### Exercise goal
Find the word "code" in the material below and gather every line that contains it.

### Given records
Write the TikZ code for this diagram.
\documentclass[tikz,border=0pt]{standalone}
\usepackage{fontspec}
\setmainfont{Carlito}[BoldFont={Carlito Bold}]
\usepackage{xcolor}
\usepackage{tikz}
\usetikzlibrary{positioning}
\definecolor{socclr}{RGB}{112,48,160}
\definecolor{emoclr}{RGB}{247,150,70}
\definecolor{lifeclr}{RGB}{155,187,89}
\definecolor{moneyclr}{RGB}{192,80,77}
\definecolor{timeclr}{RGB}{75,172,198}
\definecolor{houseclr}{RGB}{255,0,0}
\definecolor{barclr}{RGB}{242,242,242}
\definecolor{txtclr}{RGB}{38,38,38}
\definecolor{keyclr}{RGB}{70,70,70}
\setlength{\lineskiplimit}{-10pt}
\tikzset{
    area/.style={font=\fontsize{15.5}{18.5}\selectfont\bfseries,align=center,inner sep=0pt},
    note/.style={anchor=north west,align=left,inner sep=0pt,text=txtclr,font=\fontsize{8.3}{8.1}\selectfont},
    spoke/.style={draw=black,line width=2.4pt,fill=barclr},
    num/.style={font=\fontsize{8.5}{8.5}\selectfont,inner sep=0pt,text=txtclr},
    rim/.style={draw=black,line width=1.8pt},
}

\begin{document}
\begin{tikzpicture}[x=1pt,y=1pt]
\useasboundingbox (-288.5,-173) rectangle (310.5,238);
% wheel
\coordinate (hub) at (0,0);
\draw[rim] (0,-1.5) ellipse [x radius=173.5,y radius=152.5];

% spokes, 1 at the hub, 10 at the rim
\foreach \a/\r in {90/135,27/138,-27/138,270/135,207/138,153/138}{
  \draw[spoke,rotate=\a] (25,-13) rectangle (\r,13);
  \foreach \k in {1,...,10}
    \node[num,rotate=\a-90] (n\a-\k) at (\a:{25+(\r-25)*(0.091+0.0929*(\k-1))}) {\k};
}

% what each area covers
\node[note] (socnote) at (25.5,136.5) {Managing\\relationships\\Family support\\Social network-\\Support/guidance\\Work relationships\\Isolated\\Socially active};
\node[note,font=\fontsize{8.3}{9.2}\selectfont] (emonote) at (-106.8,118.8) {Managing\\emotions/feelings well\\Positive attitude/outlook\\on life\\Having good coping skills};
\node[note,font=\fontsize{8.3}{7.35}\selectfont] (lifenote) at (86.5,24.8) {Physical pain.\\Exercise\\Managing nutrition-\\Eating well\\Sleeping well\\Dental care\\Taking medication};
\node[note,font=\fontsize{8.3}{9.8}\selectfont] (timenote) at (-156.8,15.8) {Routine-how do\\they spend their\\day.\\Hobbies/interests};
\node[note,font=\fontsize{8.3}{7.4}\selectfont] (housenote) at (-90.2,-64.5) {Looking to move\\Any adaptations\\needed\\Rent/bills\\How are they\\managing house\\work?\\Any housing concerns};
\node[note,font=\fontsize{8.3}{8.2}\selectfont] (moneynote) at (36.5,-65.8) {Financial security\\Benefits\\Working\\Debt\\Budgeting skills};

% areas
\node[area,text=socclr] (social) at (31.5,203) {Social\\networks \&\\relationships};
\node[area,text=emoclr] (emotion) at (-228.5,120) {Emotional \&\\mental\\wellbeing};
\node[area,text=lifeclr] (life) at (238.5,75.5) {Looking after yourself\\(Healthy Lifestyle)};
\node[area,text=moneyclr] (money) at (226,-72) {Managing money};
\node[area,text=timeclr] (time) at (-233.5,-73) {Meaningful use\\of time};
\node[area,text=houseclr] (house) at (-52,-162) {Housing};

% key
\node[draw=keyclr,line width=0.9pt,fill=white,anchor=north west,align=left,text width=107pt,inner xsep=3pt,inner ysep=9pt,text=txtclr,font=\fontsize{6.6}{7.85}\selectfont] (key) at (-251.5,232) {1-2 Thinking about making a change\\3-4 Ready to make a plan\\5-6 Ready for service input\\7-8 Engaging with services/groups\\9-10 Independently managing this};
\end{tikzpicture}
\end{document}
...
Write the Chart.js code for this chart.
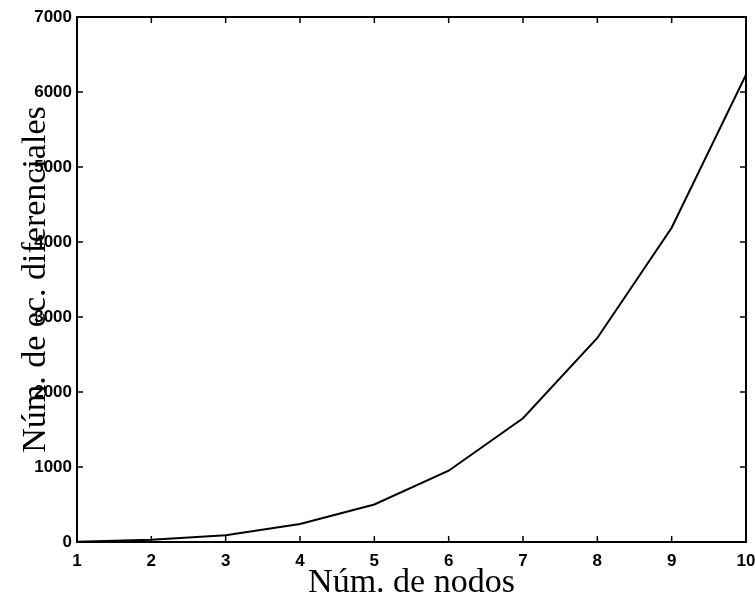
...
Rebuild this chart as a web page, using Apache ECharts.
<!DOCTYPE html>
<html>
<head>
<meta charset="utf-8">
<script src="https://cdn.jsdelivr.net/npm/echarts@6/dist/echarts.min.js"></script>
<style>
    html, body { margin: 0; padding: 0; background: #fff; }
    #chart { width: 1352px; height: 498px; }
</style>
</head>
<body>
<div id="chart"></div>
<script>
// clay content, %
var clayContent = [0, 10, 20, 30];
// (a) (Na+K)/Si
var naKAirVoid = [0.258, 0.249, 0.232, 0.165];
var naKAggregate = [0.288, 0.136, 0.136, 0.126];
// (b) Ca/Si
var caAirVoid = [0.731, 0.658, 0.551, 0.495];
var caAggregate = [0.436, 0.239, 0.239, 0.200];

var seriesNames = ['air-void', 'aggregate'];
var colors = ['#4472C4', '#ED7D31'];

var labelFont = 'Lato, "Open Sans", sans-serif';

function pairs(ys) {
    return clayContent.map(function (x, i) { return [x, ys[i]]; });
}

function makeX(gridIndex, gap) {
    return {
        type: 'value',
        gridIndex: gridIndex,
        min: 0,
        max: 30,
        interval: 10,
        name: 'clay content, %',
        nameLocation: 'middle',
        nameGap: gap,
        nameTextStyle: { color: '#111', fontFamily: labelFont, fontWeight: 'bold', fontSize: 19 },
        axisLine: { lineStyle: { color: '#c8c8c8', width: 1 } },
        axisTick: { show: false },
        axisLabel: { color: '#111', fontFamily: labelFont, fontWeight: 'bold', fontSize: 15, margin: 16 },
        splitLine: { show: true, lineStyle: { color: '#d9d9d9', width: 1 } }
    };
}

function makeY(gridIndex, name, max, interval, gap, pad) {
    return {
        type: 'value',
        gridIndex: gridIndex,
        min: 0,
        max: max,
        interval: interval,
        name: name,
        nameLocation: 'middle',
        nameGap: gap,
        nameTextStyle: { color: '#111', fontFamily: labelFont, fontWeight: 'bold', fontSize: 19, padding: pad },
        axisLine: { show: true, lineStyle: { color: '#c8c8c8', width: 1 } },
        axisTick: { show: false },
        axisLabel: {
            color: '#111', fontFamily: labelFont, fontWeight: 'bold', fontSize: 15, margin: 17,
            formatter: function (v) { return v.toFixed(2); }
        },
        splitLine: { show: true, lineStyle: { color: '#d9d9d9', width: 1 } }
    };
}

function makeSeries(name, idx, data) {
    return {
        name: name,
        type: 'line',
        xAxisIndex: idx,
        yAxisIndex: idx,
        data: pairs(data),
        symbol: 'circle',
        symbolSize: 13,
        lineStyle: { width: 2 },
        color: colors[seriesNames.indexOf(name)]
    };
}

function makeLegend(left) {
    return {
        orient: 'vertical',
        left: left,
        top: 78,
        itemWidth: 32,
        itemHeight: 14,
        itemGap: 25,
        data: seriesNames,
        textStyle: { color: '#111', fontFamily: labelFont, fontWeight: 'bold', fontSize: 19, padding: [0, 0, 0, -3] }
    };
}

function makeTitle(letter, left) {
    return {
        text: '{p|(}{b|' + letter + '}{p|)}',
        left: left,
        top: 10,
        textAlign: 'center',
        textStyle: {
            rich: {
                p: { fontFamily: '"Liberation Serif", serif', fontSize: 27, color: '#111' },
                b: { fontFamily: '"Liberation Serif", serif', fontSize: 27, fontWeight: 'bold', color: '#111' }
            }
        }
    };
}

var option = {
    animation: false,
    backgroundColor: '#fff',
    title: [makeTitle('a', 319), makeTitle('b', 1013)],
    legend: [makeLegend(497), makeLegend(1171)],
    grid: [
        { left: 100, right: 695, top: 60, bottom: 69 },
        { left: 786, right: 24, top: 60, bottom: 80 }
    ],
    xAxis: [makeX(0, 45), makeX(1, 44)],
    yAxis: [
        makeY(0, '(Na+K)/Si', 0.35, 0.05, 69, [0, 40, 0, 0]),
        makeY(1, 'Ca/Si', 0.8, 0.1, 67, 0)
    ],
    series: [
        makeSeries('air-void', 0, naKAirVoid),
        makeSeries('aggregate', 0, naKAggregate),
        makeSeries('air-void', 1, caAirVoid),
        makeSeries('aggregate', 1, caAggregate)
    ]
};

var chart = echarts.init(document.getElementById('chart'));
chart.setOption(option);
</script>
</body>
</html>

### Expected output
Write the TikZ code for this diagram.
Write the Chart.js code for this chart.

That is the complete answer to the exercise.